- [The exercise] Write each line of the material exactly as given, from the top through the line that contains "let bgColor = '#f5f7f7';", and omit all pictures.

- [Supplied material]
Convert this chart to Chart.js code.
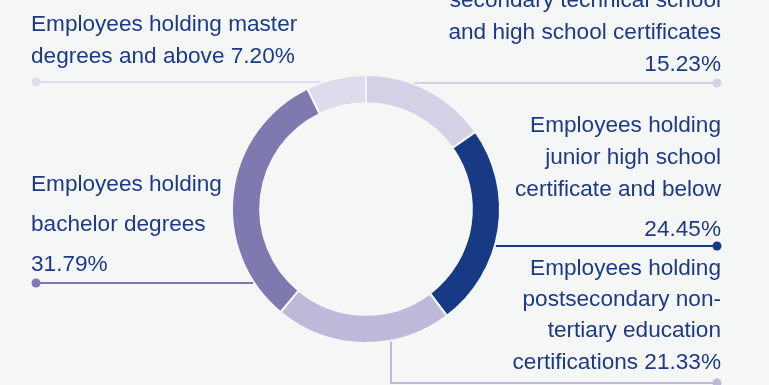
<!DOCTYPE html>
<html>
<head>
<meta charset="utf-8">
<script src="https://cdn.jsdelivr.net/npm/chart.js@4"></script>
<style>
  html, body { margin: 0; padding: 0; background: #f5f7f7; overflow: hidden; }
  canvas { display: block; }
</style>
</head>
<body>
<canvas id="eduChart" width="769" height="385"></canvas>
<script>
'use strict';

// education level of employees, share in %
let categories = [
  'Employees holding postsecondary technical school, secondary technical school and high school certificates',
  'Employees holding junior high school certificate and below',
  'Employees holding postsecondary non-tertiary education certifications',
  'Employees holding bachelor degrees',
  'Employees holding master degrees and above'
];
let shares = [15.23, 24.45, 21.33, 31.79, 7.20];
let sliceColors = ['#d4d1e6', '#183a85', '#bdb9d8', '#7e79ae', '#dddbec'];

function pct(i) {
  return shares[i].toFixed(2) + '%';
}

// wrapped label text, one array per category
let labelLines = [
  ['Employees holding post-', 'secondary technical school', 'and high school certificates', pct(0)],
  ['Employees holding', 'junior high school', 'certificate and below', pct(1)],
  ['Employees holding', 'postsecondary non-', 'tertiary education', 'certifications ' + pct(2)],
  ['Employees holding', 'bachelor degrees', pct(3)],
  ['Employees holding master', 'degrees and above ' + pct(4)]
];

let textColor = '#1d3a85';
let bgColor = '#f5f7f7';

// where each label sits (baselines of text lines, y of leader line, side)
let labelLayout = [
  { side: 'right', baselines: [-25, 7, 39, 71], lineY: 83 },
  { side: 'right', baselines: [132, 164, 196, 236], lineY: 246 },
  { side: 'right', baselines: [275, 306, 337, 369], lineY: 383, dropX: 391 },
  { side: 'left', baselines: [191, 231, 271], lineY: 283 },
  { side: 'left', baselines: [31, 63], lineY: 82 }
];

const labelPlugin = {
  id: 'sideLabels',
  afterDraw(chart) {
    const ctx = chart.ctx;
    const meta = chart.getDatasetMeta(0);
    const leftX = 31;
    const rightX = 721;
    const dotLeft = 36;
    const dotRight = 717;
    ctx.save();
    ctx.font = '22.6px "Liberation Sans", Arial, sans-serif';
    ctx.textBaseline = 'alphabetic';
    for (let i = 0; i < meta.data.length; i++) {
      const arc = meta.data[i];
      const lay = labelLayout[i];
      const cx = arc.x;
      const cy = arc.y;
      const r = arc.outerRadius + 1;
      ctx.strokeStyle = sliceColors[i];
      ctx.fillStyle = sliceColors[i];
      ctx.lineWidth = 2;
      ctx.beginPath();
      if (lay.dropX) {
        const dy = Math.sqrt(r * r - (lay.dropX - cx) * (lay.dropX - cx));
        ctx.moveTo(lay.dropX, cy + dy);
        ctx.lineTo(lay.dropX, lay.lineY);
        ctx.lineTo(dotRight, lay.lineY);
      } else {
        const dx = Math.sqrt(Math.max(r * r - (lay.lineY - cy) * (lay.lineY - cy), 0));
        if (lay.side === 'right') {
          ctx.moveTo(cx + dx, lay.lineY);
          ctx.lineTo(dotRight, lay.lineY);
        } else {
          ctx.moveTo(cx - dx, lay.lineY);
          ctx.lineTo(dotLeft, lay.lineY);
        }
      }
      ctx.stroke();
      ctx.beginPath();
      ctx.arc(lay.side === 'right' ? dotRight : dotLeft, lay.lineY, 4.5, 0, Math.PI * 2);
      ctx.fill();

      ctx.fillStyle = textColor;
      ctx.textAlign = lay.side === 'right' ? 'right' : 'left';
      const tx = lay.side === 'right' ? rightX : leftX;
      labelLines[i].forEach(function (line, j) {
        ctx.fillText(line, tx, lay.baselines[j]);
      });
    }
    ctx.restore();
  }
};

const data = {
  labels: categories,
  datasets: [{
    data: shares,
    backgroundColor: sliceColors,
    borderColor: bgColor,
    borderWidth: 2
  }]
};

const config = {
  type: 'doughnut',
  data: data,
  options: {
    responsive: false,
    animation: false,
    cutout: '79%',
    layout: {
      padding: { top: 74, bottom: 41, left: 231, right: 268 }
    },
    plugins: {
      legend: { display: false },
      tooltip: { enabled: false }
    }
  },
  plugins: [labelPlugin]
};

const eduChart = new Chart(document.getElementById('eduChart'), config);
</script>
</body>
</html>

- [Task response]
Convert this chart to Chart.js code.
<!DOCTYPE html>
<html>
<head>
<meta charset="utf-8">
<script src="https://cdn.jsdelivr.net/npm/chart.js@4"></script>
<style>
  html, body { margin: 0; padding: 0; background: #f5f7f7; overflow: hidden; }
  canvas { display: block; }
</style>
</head>
<body>
<canvas id="eduChart" width="769" height="385"></canvas>
<script>
'use strict';

// education level of employees, share in %
let categories = [
  'Employees holding postsecondary technical school, secondary technical school and high school certificates',
  'Employees holding junior high school certificate and below',
  'Employees holding postsecondary non-tertiary education certifications',
  'Employees holding bachelor degrees',
  'Employees holding master degrees and above'
];
let shares = [15.23, 24.45, 21.33, 31.79, 7.20];
let sliceColors = ['#d4d1e6', '#183a85', '#bdb9d8', '#7e79ae', '#dddbec'];

function pct(i) {
  return shares[i].toFixed(2) + '%';
}

// wrapped label text, one array per category
let labelLines = [
  ['Employees holding post-', 'secondary technical school', 'and high school certificates', pct(0)],
  ['Employees holding', 'junior high school', 'certificate and below', pct(1)],
  ['Employees holding', 'postsecondary non-', 'tertiary education', 'certifications ' + pct(2)],
  ['Employees holding', 'bachelor degrees', pct(3)],
  ['Employees holding master', 'degrees and above ' + pct(4)]
];

let textColor = '#1d3a85';
let bgColor = '#f5f7f7';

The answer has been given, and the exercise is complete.